Media
During Key West Talks
For the Resolution of the Karabakh Conflict

Armenian, Azeri Leaders Meet in Florida
by Anna Hakobyan

Source: Transitions Online
Date: April 2-8, 2001

YEREVAN, Armenia - Negotiations between Armenian President Robert Kocharian and Azeri President Heydar Aliyev that started on 3 April in Key West, Florida, ended as expected on 6 April, but without any measurable progress.

Vahe Gabrielian, Kocharians spokesman, on 7 April said that the meeting had resulted in a further narrowing of differences, but Armenian Foreign Minister Vartan Oskanian asserted that there are still disagreements on numerous questions, The Associated Press reported.

Despite these statements, U.S. representative Carey Cavanaugh told journalists that the meetings represented a bold and significant step forward, and French negotiator Jean-Jacques Gaillard said that the two sides are now much closer to peace than they were before the Key West meeting, RFE/RL reported. They also announced that a comprehensive new proposal was being readied, though they refused to provide specifics.

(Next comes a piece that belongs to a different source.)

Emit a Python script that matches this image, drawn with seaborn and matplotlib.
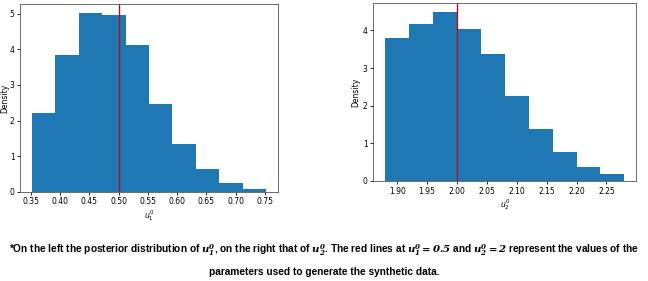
import matplotlib
matplotlib.use("Agg")
import matplotlib.pyplot as plt
import seaborn as sns
import numpy as np

# bold math in the caption: heavy italic serif, like the original
plt.rcParams["mathtext.fontset"] = "custom"
plt.rcParams["mathtext.rm"] = "DejaVu Sans"
plt.rcParams["mathtext.it"] = "DejaVu Sans:italic"
plt.rcParams["mathtext.bf"] = "DejaVu Serif:bold:italic"

# bin edges and densities
u1_edges = [0.352, 0.392, 0.432, 0.472, 0.512, 0.552, 0.592, 0.632, 0.672, 0.712, 0.752]
u1_density = [2.20, 3.85, 5.02, 4.97, 4.12, 2.47, 1.33, 0.65, 0.26, 0.07]
u1_true = 0.5

u2_edges = [1.88, 1.92, 1.96, 2.00, 2.04, 2.08, 2.12, 2.16, 2.20, 2.24, 2.28]
u2_density = [3.80, 4.18, 4.50, 4.05, 3.38, 2.25, 1.38, 0.78, 0.37, 0.18]
u2_true = 2.0

caption_1 = (r"*On the left the posterior distribution of $\mathbf{u_1^0}$, on the right that of "
             r"$\mathbf{u_2^0}$. The red lines at $\mathbf{u_1^0 = 0.5}$ and "
             r"$\mathbf{u_2^0 = 2}$ represent the values of the")
caption_2 = "parameters used to generate the synthetic data."

fig = plt.figure(figsize=(6.48, 2.81), dpi=100)
ax1 = fig.add_axes([0.031, 0.317, 0.398, 0.669])
ax2 = fig.add_axes([0.576, 0.356, 0.406, 0.633])


def draw(ax, edges, dens, true_val, xlab, ticks):
    centers = [(edges[i] + edges[i + 1]) / 2 for i in range(len(dens))]
    sns.histplot(x=centers, weights=dens, bins=edges, stat="count",
                 color="#1f77b4", alpha=1, linewidth=0, ax=ax)
    ax.axvline(true_val, color="#b01020", lw=1)
    ax.set_xticks(ticks)
    ax.tick_params(labelsize=5.5, length=2.5, width=0.6, pad=1.5)
    ax.set_ylabel("Density", fontsize=5.5)
    ax.set_xlabel(xlab, fontsize=5.5, labelpad=1)
    for s in ax.spines.values():
        s.set_linewidth(0.6)
        s.set_color("#555555")


draw(ax1, u1_edges, u1_density, u1_true, r"$u_1^0$",
     [0.35, 0.40, 0.45, 0.50, 0.55, 0.60, 0.65, 0.70, 0.75])
ax1.set_yticks([0, 1, 2, 3, 4, 5])
ax1.yaxis.set_label_coords(-11 / 258, 0.5)
draw(ax2, u2_edges, u2_density, u2_true, r"$u_2^0$",
     [1.90, 1.95, 2.00, 2.05, 2.10, 2.15, 2.20, 2.25])
ax2.set_yticks([0, 1, 2, 3, 4])
ax2.yaxis.set_label_coords(-13 / 263, 0.5)

cap_font = ["Liberation Sans", "DejaVu Sans"]
fig.text(0.5, 1 - 250 / 281, caption_1, ha="center", va="center",
         fontsize=7.3, family=cap_font, weight="bold")
fig.text(0.5, 1 - 272 / 281, caption_2, ha="center", va="center",
         fontsize=7.3, family=cap_font, weight="bold")

fig.savefig("out.png", dpi=100)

The Minsk branch of the OSCE mediated the latest round of talks, and representatives of the co-chair countries - Nikolai Gribkov from Russia, Cavanaugh from the United States, and Gaillard from France - were joined by U.S. Secretary of State Colin Powell. Neither Kocharian nor Aliyev had evinced much hope in the run-up to the talks that a breakthrough was imminent.

The meetings focused not only on creating a new version of the disputed 1994 Karabakh conflict settlement but also on narrowing the discords that have been reported in the previous 16 face-to-face Kocharian-Aliyev meetings.

During a 3 April press conference, Powell, when asked about the chances of a new agreement, answered only that there were a number of ideas, but called on the two parties to make a mutual compromise. After meeting separately with the OSCE Minsk group and Powell on 3 April, however, the Armenian and Azeri presidents also held a press conference during which the two exchanged barbs.

Statements from Baku on 5 April - just three days into the Key West meeting - were far from conciliatory. In an interview published that day in Azerbaijan, head of the Azeri presidential administration Ramiz Mehtiyev said that if a more equitable peace is not negotiated, new violence is possible. Azeri Foreign Minister Tofig Zulfugarov told Yeni Musavat that he is pessimistic about the chances of a breakthrough, RFE/RL reported.

The conflict between Armenia and Azerbaijan over the breakaway republic of Nagorno-Karabakh - which cost more than 20,000 lives between 1991 and 1994 - was formally ended by a 1994 cease-fire, but the questions of Azeri territorial integrity and ethnic Armenian self-determination in the region remain unsolved.